Ryan Barnett: Absolutely. Before I came on working with Reach Security, who sells app firewalls and using mod security, I was actually a consultant working with Government clients in DC, and I was in charge of protecting their public websites. I always got frustrated when we would do initial trace-back for the web attack, and 9 times out of 10 it was an open proxy server, and that is about as far as you can go. It is tough to get coordination to track all that stuff back, that is why, when we were figuring out what is the best mechanism to use to gather this data, that is when I said, 'Ah-ha, yes. Turn the tables on the bad guys.' They are not targeting us, but we know it is a common tool that they use, so we just get a bird's eye view.
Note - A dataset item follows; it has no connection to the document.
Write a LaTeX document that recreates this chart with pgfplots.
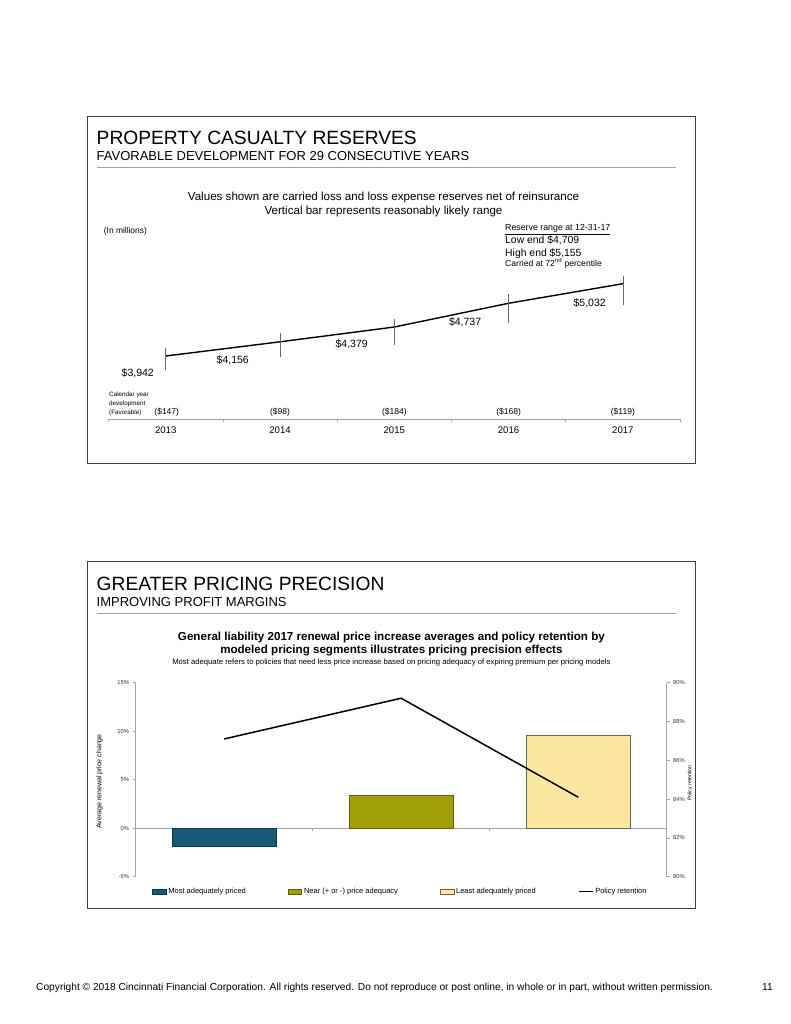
\documentclass[border=0pt]{standalone}
\usepackage{pgfplots}
\pgfplotsset{compat=1.18}
\usepackage{fontspec}
\setmainfont{Liberation Sans}
\definecolor{rulec}{HTML}{8FA9B9}
\definecolor{barA}{HTML}{165A7A}
\definecolor{barAd}{HTML}{0C3447}
\definecolor{barB}{HTML}{A39F08}
\definecolor{barBd}{HTML}{5E5C10}
\definecolor{barC}{HTML}{FDE7A0}
\definecolor{barCd}{HTML}{6B6450}
\newcommand{\fs}[1]{\fontsize{#1}{#1}\selectfont}
\begin{document}
\begin{tikzpicture}[x=1pt,y=-1pt]
\useasboundingbox[fill=white] (0,0) rectangle (791,1024);
% ---------------- top panel ----------------
\draw[black!75, line width=0.9pt] (87,116) rectangle (695,463);
\node[anchor=base west, inner sep=0] at (96.5,144.3) {\fs{19.2}PROPERTY CASUALTY RESERVES};
\node[anchor=base west, inner sep=0] at (96.5,161) {\fs{13}FAVORABLE DEVELOPMENT FOR 29 CONSECUTIVE YEARS};
\draw[rulec, line width=1pt] (96.5,167.7) -- (676,167.7);
\node[anchor=base, inner sep=0] at (383.5,200.7) {\fs{11.6}Values shown are carried loss and loss expense reserves net of reinsurance};
\node[anchor=base, inner sep=0] at (383.5,214.3) {\fs{11.6}Vertical bar represents reasonably likely range};
\node[anchor=base west, inner sep=0] at (103.7,233.3) {\fs{8.4}(In millions)};
\node[anchor=base west, inner sep=0] at (505,231) {\fs{8.8}\underline{Reserve range at 12-31-17}};
\node[anchor=base west, inner sep=0] at (505,243.3) {\fs{10.4}Low end \$4,709};
\node[anchor=base west, inner sep=0] at (505,256) {\fs{10.4}High end \$5,155};
\node[anchor=base west, inner sep=0] at (505,266.7) {\fs{8.6}Carried at 72\textsuperscript{nd} percentile};
\node[anchor=base west, inner sep=0] at (109,396) {\fs{6.3}Calendar year};
\node[anchor=base west, inner sep=0] at (109,405) {\fs{6.3}development};
\node[anchor=base west, inner sep=0] at (109,414) {\fs{6.3}(Favorable)};
\begin{axis}[at={(108.6pt,-419.3pt)}, anchor=south west, scale only axis,
  width=571.4pt, height=149.3pt,
  xmin=-0.5, xmax=4.5, ymin=2987.7, ymax=5238.6,
  axis y line=none, axis x line*=bottom,
  x axis line style={black!35, line width=0.6pt},
  tick style={black!35, line width=0.6pt}, tick align=outside,
  xtick={0,1,2,3,4}, xticklabels={2013,2014,2015,2016,2017},
  major tick length=0pt,
  extra x ticks={-0.5,0.5,1.5,2.5,3.5,4.5}, extra x tick labels={},
  extra x tick style={major tick length=3pt},
  xticklabel style={font=\fs{9.6}, yshift=-4pt},
  clip=false]
\addplot[black, line width=1.4pt, mark=none,
  error bars/.cd, y dir=both, y explicit, error mark=none,
  error bar style={black!60, line width=0.6pt}]
  coordinates {
  (0,3942) += (0,125) -= (0,211)
  (1,4156) += (0,137) -= (0,234)
  (2,4379) += (0,121) -= (0,267)
  (3,4737) += (0,145) -= (0,293)
  (4,5032) += (0,123) -= (0,323)
  };
\node[anchor=base, inner sep=0, font=\fs{10.5}] at (axis cs:0,3942) [xshift=-28pt, yshift=-20.7pt] {\$3,942};
\node[anchor=base, inner sep=0, font=\fs{10.5}] at (axis cs:1,4156) [xshift=-47.3pt, yshift=-21.5pt] {\$4,156};
\node[anchor=base, inner sep=0, font=\fs{10.5}] at (axis cs:2,4379) [xshift=-42.6pt, yshift=-20.7pt] {\$4,379};
\node[anchor=base, inner sep=0, font=\fs{10.5}] at (axis cs:3,4737) [xshift=-43.5pt, yshift=-22.4pt] {\$4,737};
\node[anchor=base, inner sep=0, font=\fs{10.5}] at (axis cs:4,5032) [xshift=-33.2pt, yshift=-22.3pt] {\$5,032};
\node[anchor=base, inner sep=0, font=\fs{8.5}] at (axis cs:0,3067.6) [xshift=1pt] {(\$147)};
\node[anchor=base, inner sep=0, font=\fs{8.5}] at (axis cs:1,3067.6) {(\$98)};
\node[anchor=base, inner sep=0, font=\fs{8.5}] at (axis cs:2,3067.6) {(\$184)};
\node[anchor=base, inner sep=0, font=\fs{8.5}] at (axis cs:3,3067.6) {(\$168)};
\node[anchor=base, inner sep=0, font=\fs{8.5}] at (axis cs:4,3067.6) {(\$119)};
\end{axis}
% ---------------- bottom panel ----------------
\draw[black!75, line width=0.9pt] (87,561.7) rectangle (695,908);
\node[anchor=base west, inner sep=0] at (96.5,590) {\fs{19.2}GREATER PRICING PRECISION};
\node[anchor=base west, inner sep=0] at (96.5,606.7) {\fs{13}IMPROVING PROFIT MARGINS};
\draw[rulec, line width=1pt] (96.5,613.3) -- (676,613.3);
\node[anchor=base, inner sep=0] at (391.4,640) {\fs{11.6}\bfseries General liability 2017 renewal price increase averages and policy retention by};
\node[anchor=base, inner sep=0] at (391.4,653.3) {\fs{11.6}\bfseries modeled pricing segments illustrates pricing precision effects};
\node[anchor=base, inner sep=0] at (391.4,664) {\fs{7.7}Most adequate refers to policies that need less price increase based on pricing adequacy of expiring premium per pricing models};
\node[rotate=90, inner sep=0] at (99.5,781.5) {\fs{7}Average renewal price change};
\node[rotate=90, inner sep=0] at (690,783) {\fs{5.2}Policy retention};
\begin{axis}[at={(135.6pt,-876.7pt)}, anchor=south west, scale only axis,
  width=531.1pt, height=194pt,
  xmin=-0.5, xmax=2.5, ymin=-5, ymax=15,
  ytick={-5,0,5,10,15},
  axis y line*=left, axis x line=none,
  y axis line style={black!35, line width=0.6pt},
  tick style={black!35, line width=0.6pt}, tick align=outside, major tick length=3pt,
  yticklabel={\pgfmathprintnumber{\tick}\%},
  yticklabel style={font=\fs{5.8}, text=black!80},
  /pgf/number format/assume math mode=true,
  extra y ticks={0}, extra y tick labels={},
  extra y tick style={grid=major, major grid style={black!35, line width=0.6pt}},
  ybar, bar width=0.585,
  legend columns=4,
  legend style={at={(0.031,-0.077)}, anchor=west, draw=none, fill=none,
    inner sep=0pt, font=\fs{7.5},
    /tikz/every even column/.append style={column sep=40pt}},
  legend cell align=left,
  clip=false]
\addplot[fill=barA, draw=barAd, line width=0.7pt, bar shift=0pt,
  legend image code/.code={\draw[fill=barA, draw=barAd, line width=0.6pt] (0pt,-2.5pt) rectangle (13.5pt,2.5pt);}]
  coordinates {(0,-1.9)};
\addlegendentry{Most adequately priced}
\addplot[fill=barB, draw=barBd, line width=0.7pt, bar shift=0pt,
  legend image code/.code={\draw[fill=barB, draw=barBd, line width=0.6pt] (0pt,-2.5pt) rectangle (13.5pt,2.5pt);}]
  coordinates {(1,3.4)};
\addlegendentry{Near (+ or -) price adequacy}
\addplot[fill=barC, draw=barCd, line width=0.7pt, bar shift=0pt,
  legend image code/.code={\draw[fill=barC, draw=barCd, line width=0.6pt] (0pt,-2.5pt) rectangle (13.5pt,2.5pt);}]
  coordinates {(2,9.6)};
\addlegendentry{Least adequately priced}
\addlegendimage{legend image code/.code={\draw[black, line width=1.5pt] (0pt,0pt) -- (14pt,0pt);}}
\addlegendentry{Policy retention}
\draw[black!35, line width=0.6pt] (axis cs:0.5,0) -- ++(0pt,-3pt);
\draw[black!35, line width=0.6pt] (axis cs:1.5,0) -- ++(0pt,-3pt);
\end{axis}
\begin{axis}[at={(135.6pt,-876.7pt)}, anchor=south west, scale only axis,
  width=531.1pt, height=194pt,
  xmin=-0.5, xmax=2.5, ymin=80, ymax=90,
  ytick={80,82,84,86,88,90},
  axis y line*=right, axis x line=none,
  y axis line style={black!35, line width=0.6pt},
  tick style={black!35, line width=0.6pt}, tick align=outside, major tick length=3pt,
  yticklabel={\pgfmathprintnumber{\tick}\%},
  yticklabel style={font=\fs{5.8}, text=black!80},
  /pgf/number format/assume math mode=true,
  clip=false]
\addplot[black, line width=1.5pt, mark=none] coordinates {(0,87.1) (1,89.2) (2,84.1)};
\end{axis}
% ---------------- footer ----------------
\node[anchor=base west, inner sep=0] at (36,990.7) {\fs{10.2}Copyright © 2018 Cincinnati Financial Corporation. All rights reserved. Do not reproduce or post online, in whole or in part, without written permission.};
\node[anchor=base west, inner sep=0] at (762,990.7) {\fs{10.2}11};
\end{tikzpicture}
\end{document}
Interviewer: What does it mean, what does phase 3 actually do? What happens here? Is it going to be open sourced?
Ryan Barnett: Actually, that is a good question. Starting phase 3, the previous two phases were really learning phases, we were taking baby steps. They actually started in 2007. The first one ran for about 4 months, the second phase was only for about 3 months. We had to take a hiatus for a while to really figure out what we wanted to achieve in phase 3, what are the hardware requirements, and really re-architect everything. Phase 3, the two different main goals that we have are we want many, many more sensors geographically distributed, also being deployed into different network blocks. We have ISP home users, we have universities, we have some government participation, so more sensors, that ends up meaning a lot more data, so we are going to do a lot more data analysis that we did in the past. Before it was high level statistics; we want to dive deeper. We want to use a lot of different tools to analyze the data to look for trends, different attacks.
Another big goal that we have is to release data much, much more frequently. In previous phases, we just did a wrap-up report at the end of the phase, and we learned that you got to get data out when it is hot, when it is new, so it is relevant.
The real big thing is automation. We know that the bad guys, for the most part, are not just sitting at a keyboard manually trying to break into a website. Usually, they have automated tools that are going to do initial scanning, hitting as many servers as possible. Based on the data they get back, then they might go back later and do some manual attacks and things like that. Automation is the bad guys' friend -- they use it extensively -- and what we are seeing is that the information to give back to people that want to protect websites is they need to have means to identify if a client is automated and doing something that not a normal person would do in a browser. Most websites unfortunately, do not track that. They do not see a difference, which lends itself then, for opening up your website to brute force attacks, where people break into your authentication and things like that.
Yes, automation is the big thing that we have seen from the previous phase. We just started phase 3, actually yesterday, so we only have two sensors back online, but I will say event the data that we have seen thus far, we actually already have over 170,000 transactions, a lot of it spammers, but once again, it is automation. They are figuring out ways to post, blog things up to blog forums, user forums, hawking what you would expect Cialis, Viagra, anything that they can but it is automation, definitely. Websites need to have anti-automation capabilities to identify them.
Interviewer: Is that easy for websites to deploy anti-automation capabilities? Easier said than done?
Ryan Barnett: Yes, because it is a big umbrella and really, there are different categories when you are talking about anti-automation. One example I gave would be brute force protection. If you have a login page, and you do not want people to brute force it, so spammers do not create thousands of bogus email accounts to send their spam from, that would be a different threshold that you would want to monitor for anti-automation versus scraping-types of attacks, where it is actually a legitimate user who logs in, they have access to something that your web site does such, as generating reports or something. The issue is that they automate what they are doing, so they extract out tons of information, much more than they should have extracted, so the issue ends up being you need to know what you are protecting, then set appropriate thresholds to notice when somebody is automating their process.